The team’s computational approach identifies how material properties, such as crystal geometry and electric fields generated by the crystal’s chemical composition, affect the tuning of ZFS and thus the coherence time, or longevity, of qubits. Their predictions correspond closely with experimental observations, marking the first instance in which ZFS in chromium molecular qubits has been reliably predicted and manipulated via computational methods.
Led by University of Chicago Professor Giulia Galli, a senior scientist at Argonne and a faculty member in the Pritzker School of Molecular Engineering and Department of Chemistry, the study offers new design rules to actively engineer qubit properties by adjusting the qubit’s surrounding environment. The research underscores the advantages of molecular qubits’ tunability compared to other types such as diamond-based qubits, enabling tailored design for specific quantum applications like communication, sensing, or computing.

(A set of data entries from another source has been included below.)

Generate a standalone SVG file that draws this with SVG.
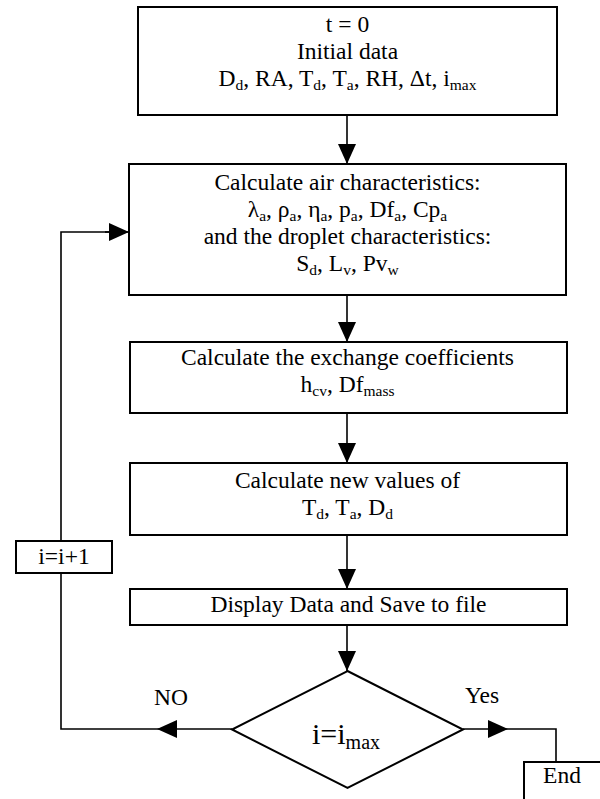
<svg xmlns="http://www.w3.org/2000/svg" width="600" height="799" viewBox="0 0 600 799">
<style>
.box{fill:#fff;stroke:#000;stroke-width:2}
.ln{fill:none;stroke:#000;stroke-width:1.6}
text{font-family:"Liberation Serif","Times New Roman",serif;font-size:23.5px;fill:#000;text-anchor:middle}
.s{font-size:15.5px}
.big{font-size:30px}
.bs{font-size:20px}
</style>
<defs>
<marker id="ah" markerUnits="userSpaceOnUse" viewBox="0 0 20 20" refX="20" refY="10" markerWidth="20" markerHeight="20" orient="auto">
<path d="M0,1 L20,10 L0,19 z" fill="#000"/>
</marker>
</defs>
<rect width="600" height="799" fill="#fff"/>
<g id="connectors">
<line class="ln" x1="347" y1="115" x2="347" y2="164" marker-end="url(#ah)"/>
<line class="ln" x1="347" y1="295" x2="347" y2="342" marker-end="url(#ah)"/>
<line class="ln" x1="347" y1="413" x2="347" y2="463" marker-end="url(#ah)"/>
<line class="ln" x1="347" y1="535" x2="347" y2="589" marker-end="url(#ah)"/>
<line class="ln" x1="347" y1="625" x2="347" y2="671" marker-end="url(#ah)"/>
<line class="ln" x1="232" y1="729" x2="157" y2="729" marker-end="url(#ah)"/>
<polyline class="ln" points="157,729 61,729 61,573"/>
<polyline class="ln" points="61,541 61,232 109,232"/>
<line class="ln" x1="105" y1="232" x2="129" y2="232" marker-end="url(#ah)"/>
<line class="ln" x1="463" y1="729" x2="508" y2="729" marker-end="url(#ah)"/>
<polyline class="ln" points="508,729 556,729 556,762"/>
</g>
<g id="start">
<rect class="box" x="138" y="7" width="419" height="108"/>
<text x="347.5" y="32">t = 0</text>
<text x="347.5" y="59">Initial data</text>
<text x="347.5" y="86">D<tspan class="s" dy="4">d</tspan><tspan dy="-4">, RA, T</tspan><tspan class="s" dy="4">d</tspan><tspan dy="-4">, T</tspan><tspan class="s" dy="4">a</tspan><tspan dy="-4">, RH, Δt, i</tspan><tspan class="s" dy="4">max</tspan></text>
</g>
<g id="air">
<rect class="box" x="129" y="164" width="437" height="131"/>
<text x="347.5" y="190">Calculate air characteristics:</text>
<text x="347.5" y="217">λ<tspan class="s" dy="4">a</tspan><tspan dy="-4">, ρ</tspan><tspan class="s" dy="4">a</tspan><tspan dy="-4">, η</tspan><tspan class="s" dy="4">a</tspan><tspan dy="-4">, p</tspan><tspan class="s" dy="4">a</tspan><tspan dy="-4">, Df</tspan><tspan class="s" dy="4">a</tspan><tspan dy="-4">, Cp</tspan><tspan class="s" dy="4">a</tspan></text>
<text x="347.5" y="244">and the droplet characteristics:</text>
<text x="347.5" y="271">S<tspan class="s" dy="4">d</tspan><tspan dy="-4">, L</tspan><tspan class="s" dy="4">v</tspan><tspan dy="-4">, Pv</tspan><tspan class="s" dy="4">w</tspan></text>
</g>
<g id="exchange">
<rect class="box" x="130" y="342" width="437" height="71"/>
<text x="347.5" y="365">Calculate the exchange coefficients</text>
<text x="347.5" y="392">h<tspan class="s" dy="4">cv</tspan><tspan dy="-4">, Df</tspan><tspan class="s" dy="4">mass</tspan></text>
</g>
<g id="newvalues">
<rect class="box" x="130" y="463" width="437" height="72"/>
<text x="347.5" y="488">Calculate new values of</text>
<text x="347.5" y="515">T<tspan class="s" dy="4">d</tspan><tspan dy="-4">, T</tspan><tspan class="s" dy="4">a</tspan><tspan dy="-4">, D</tspan><tspan class="s" dy="4">d</tspan></text>
</g>
<g id="display">
<rect class="box" x="130" y="589" width="437" height="36"/>
<text x="348.5" y="612">Display Data and Save to file</text>
</g>
<g id="decision">
<polygon class="box" points="347.5,671 463,729.5 347.5,788 232,729.5"/>
<text class="big" x="346" y="744">i=i<tspan class="bs" dy="5">max</tspan></text>
</g>
<g id="increment">
<rect class="box" x="16" y="541" width="96" height="32"/>
<text x="64" y="564">i=i+1</text>
</g>
<g id="end">
<rect class="box" x="524" y="762" width="100" height="60"/>
<text x="562" y="783">End</text>
</g>
<g id="labels">
<text x="171" y="705">NO</text>
<text x="482" y="703">Yes</text>
</g>
</svg>
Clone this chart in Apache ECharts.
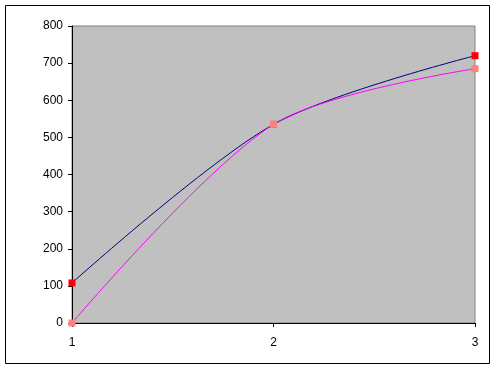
<!DOCTYPE html>
<html>
<head>
<meta charset="utf-8">
<script src="https://cdn.jsdelivr.net/npm/echarts@6/dist/echarts.min.js"></script>
<style>
html,body{margin:0;padding:0;background:#fff;}
#c{width:495px;height:369px;}
</style>
</head>
<body>
<div id="c"></div>
<script>
var categories = ['1', '2', '3'];
var seriesA = [108, 535, 720];
var seriesB = [0, 535, 685];
var yTicks = [0, 100, 200, 300, 400, 500, 600, 700, 800];

var chart = echarts.init(document.getElementById('c'));
chart.setOption({
  animation: false,
  graphic: [{
    type: 'rect',
    shape: {x: 5.5, y: 5.5, width: 484, height: 358},
    style: {fill: 'none', stroke: '#000', lineWidth: 1},
    z: 0
  }],
  grid: {
    left: 72, right: 20, top: 26, bottom: 46,
    show: true, backgroundColor: '#c0c0c0', borderColor: '#808080', borderWidth: 1
  },
  xAxis: {
    type: 'category',
    data: categories,
    boundaryGap: false,
    axisLine: {lineStyle: {color: '#000', width: 1}},
    axisTick: {show: true, length: 4, lineStyle: {color: '#000'}},
    axisLabel: {color: '#000', fontFamily: 'Liberation Sans', fontSize: 12, margin: 14},
    splitLine: {show: false}
  },
  yAxis: {
    type: 'value',
    min: yTicks[0], max: yTicks[yTicks.length - 1], interval: 100,
    axisLine: {show: true, lineStyle: {color: '#000', width: 1}},
    axisTick: {show: true, length: 4, lineStyle: {color: '#000'}},
    axisLabel: {color: '#000', fontFamily: 'Liberation Sans', fontSize: 12, margin: 9},
    splitLine: {show: false}
  },
  series: [{
    type: 'line',
    data: seriesA,
    smooth: 0.3,
    symbol: 'rect',
    symbolSize: 7,
    lineStyle: {color: '#000080', width: 1},
    itemStyle: {color: '#ff0000'},
    z: 2
  }, {
    type: 'line',
    data: seriesB,
    smooth: 0.3,
    symbol: 'rect',
    symbolSize: 7,
    lineStyle: {color: '#ff00ff', width: 1},
    itemStyle: {color: '#ff8080'},
    z: 3
  }]
});
</script>
</body>
</html>
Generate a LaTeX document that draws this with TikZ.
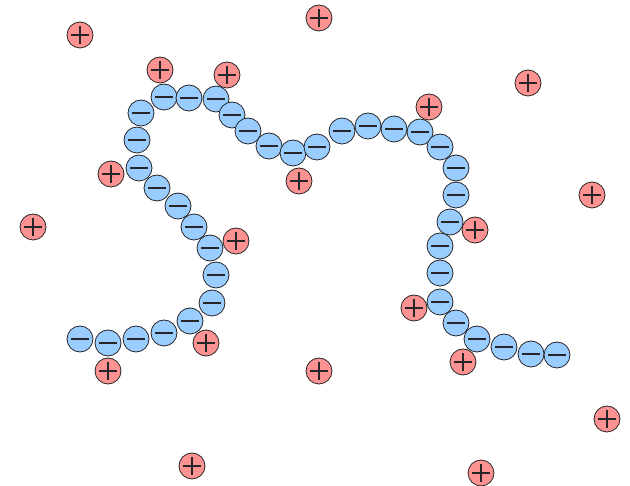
\documentclass[tikz,border=0pt]{standalone}
\usetikzlibrary{calc}

\definecolor{anionblue}{RGB}{153,204,255}
\definecolor{cationred}{RGB}{252,146,146}

\begin{document}
\begin{tikzpicture}[
    x=1pt, y=-1pt,
    ion/.style={circle, draw=black!85, line width=0.8pt, minimum size=26pt, inner sep=0pt},
    anion/.style={ion, fill=anionblue, path picture={
        \draw[line width=2.3pt] ($(path picture bounding box.center)+(-9,0)$) -- ++(18,0);}},
    cation/.style={ion, fill=cationred, path picture={
        \draw[line width=2.3pt] ($(path picture bounding box.center)+(-9,0)$) -- ++(18,0);
        \draw[line width=2.3pt] ($(path picture bounding box.center)+(0,-9)$) -- ++(0,18);}}
]
\useasboundingbox (0,0) rectangle (630,486);

% Polymer chain (negative charges)
\foreach \px/\py [count=\i] in {80/339, 108/343, 136/339, 164/333, 190/321, 212/303, 216/275,
    210/248, 194/227, 178/206, 157/188, 139/168, 137/140, 141/113, 164/97, 189/98, 216/99,
    232/115, 248/131, 269/146, 293/153, 317/147, 342/131, 368/126, 394/129, 420/132, 440/147,
    456/168, 456/195, 450/222, 440/246, 440/273, 440/302, 456/323, 477/339, 504/347, 531/354, 557/355}
    \node[anion] (m\i) at (\px,\py) {};

% Counterions (positive charges)
\foreach \px/\py [count=\i] in {160/70, 227/75, 111/174, 236/241, 206/343, 108/371, 299/181,
    429/107, 475/230, 414/308, 463/362, 80/35, 319/18, 528/83, 592/195, 33/227, 319/371,
    607/419, 192/466, 481/473}
    \node[cation] (p\i) at (\px,\py) {};
\end{tikzpicture}
\end{document}
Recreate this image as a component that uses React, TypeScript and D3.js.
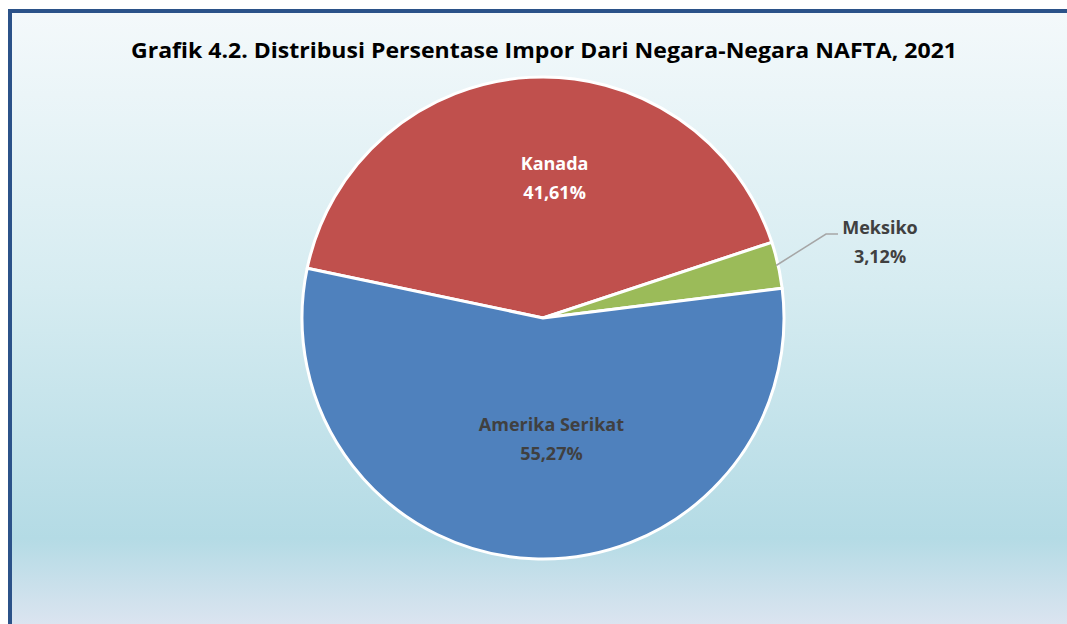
import React from 'react';
import * as d3 from 'd3';

const countries = ['Kanada', 'Meksiko', 'Amerika Serikat'];
const shares = [41.61, 3.12, 55.27];
const shareLabels = ['41,61%', '3,12%', '55,27%'];
const colors = ['#C0504D', '#9BBB59', '#4F81BD'];
const labelColors = ['#ffffff', '#404040', '#404040'];
// nudges for the inside labels (Excel's best-fit placement)
const labelNudge = [[19, -12], [0, 0], [14, -16]];

const title = 'Grafik 4.2. Distribusi Persentase Impor Dari Negara-Negara NAFTA, 2021';

const W = 1067;
const H = 624;
const cx = 543;
const cy = 318;
const radius = 241;
const startDeg = -78.1;

const App = () => {
  const data = countries.map((c, i) => ({ name: c, value: shares[i], label: shareLabels[i], color: colors[i], text: labelColors[i] }));
  const pie = d3.pie<any>().sort(null).value(d => d.value)
    .startAngle(startDeg * Math.PI / 180)
    .endAngle(startDeg * Math.PI / 180 + 2 * Math.PI);
  const arcs = pie(data);
  const arc = d3.arc<any>().innerRadius(0).outerRadius(radius);
  const labelArc = d3.arc<any>().innerRadius(radius * 0.55).outerRadius(radius * 0.55);
  const font = "'Open Sans', 'Noto Sans', sans-serif";

  // Meksiko sits outside with a leader line
  const mek = arcs[1];
  const mekMid = (mek.startAngle + mek.endAngle) / 2;
  const edge = [Math.sin(mekMid) * (radius - 2), -Math.cos(mekMid) * (radius - 2)];

  return (
    <svg width={W} height={H} style={{ position: 'fixed', left: 0, top: 0 }}>
      <defs>
        <linearGradient id="bg" gradientUnits="userSpaceOnUse" x1="0" y1="11" x2="0" y2="624">
          <stop offset="0" stopColor="#f4f9fb" />
          <stop offset="0.45" stopColor="#d6ecf1" />
          <stop offset="0.86" stopColor="#b4dbe5" />
          <stop offset="1" stopColor="#dbe4f0" />
        </linearGradient>
      </defs>
      <rect x={0} y={0} width={W} height={H} fill="#ffffff" />
      <rect x={10} y={11} width={W + 20} height={H + 20} fill="url(#bg)" stroke="#2b5289" strokeWidth={4} />
      <text x={544} y={58} textAnchor="middle" fontFamily={font} fontWeight="bold" fontSize={22}
        textLength={826} lengthAdjust="spacingAndGlyphs" fill="#000000">{title}</text>
      <g transform={`translate(${cx},${cy})`}>
        {arcs.map((a, i) => (
          <path key={i} d={arc(a) || ''} fill={a.data.color} stroke="#ffffff" strokeWidth={3} strokeLinejoin="round" />
        ))}
        {arcs.map((a, i) => {
          if (i === 1) return null;
          const [cxl, cyl] = labelArc.centroid(a);
          const lx = cxl + labelNudge[i][0];
          const ly = cyl + labelNudge[i][1];
          return (
            <text key={i} x={lx} y={ly} textAnchor="middle" fontFamily={font} fontWeight="bold" fontSize={18} fill={a.data.text}>
              <tspan x={lx} dy="-0.2em">{a.data.name}</tspan>
              <tspan x={lx} dy="1.6em">{a.data.label}</tspan>
            </text>
          );
        })}
        <polyline points={`${edge[0]},${edge[1]} ${826 - cx},${234 - cy} ${838 - cx},${234 - cy}`} fill="none" stroke="#a6a6a6" strokeWidth={1.5} />
        <text x={880 - cx} y={0} textAnchor="middle" fontFamily={font} fontWeight="bold" fontSize={18} fill="#404040">
          <tspan x={880 - cx} y={234 - cy}>{data[1].name}</tspan>
          <tspan x={880 - cx} y={263 - cy}>{data[1].label}</tspan>
        </text>
      </g>
    </svg>
  );
};

export default App;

The work, published in the Journal of the American Chemical Society and supported by the Department of Energy’s Q-NEXT National Quantum Information Science Research Center, benefited from interdisciplinary collaboration among chemists, materials scientists, and physicists. Postdoctoral researcher Michael Toriyama and graduate student Lorenzo Baldinelli were key contributors, emphasizing how computational tools developed over years enabled this advance.
This breakthrough offers a computational foundation for designing molecular qubits with precise, predictable properties and longer coherence times, which may accelerate progress toward scalable quantum technologies.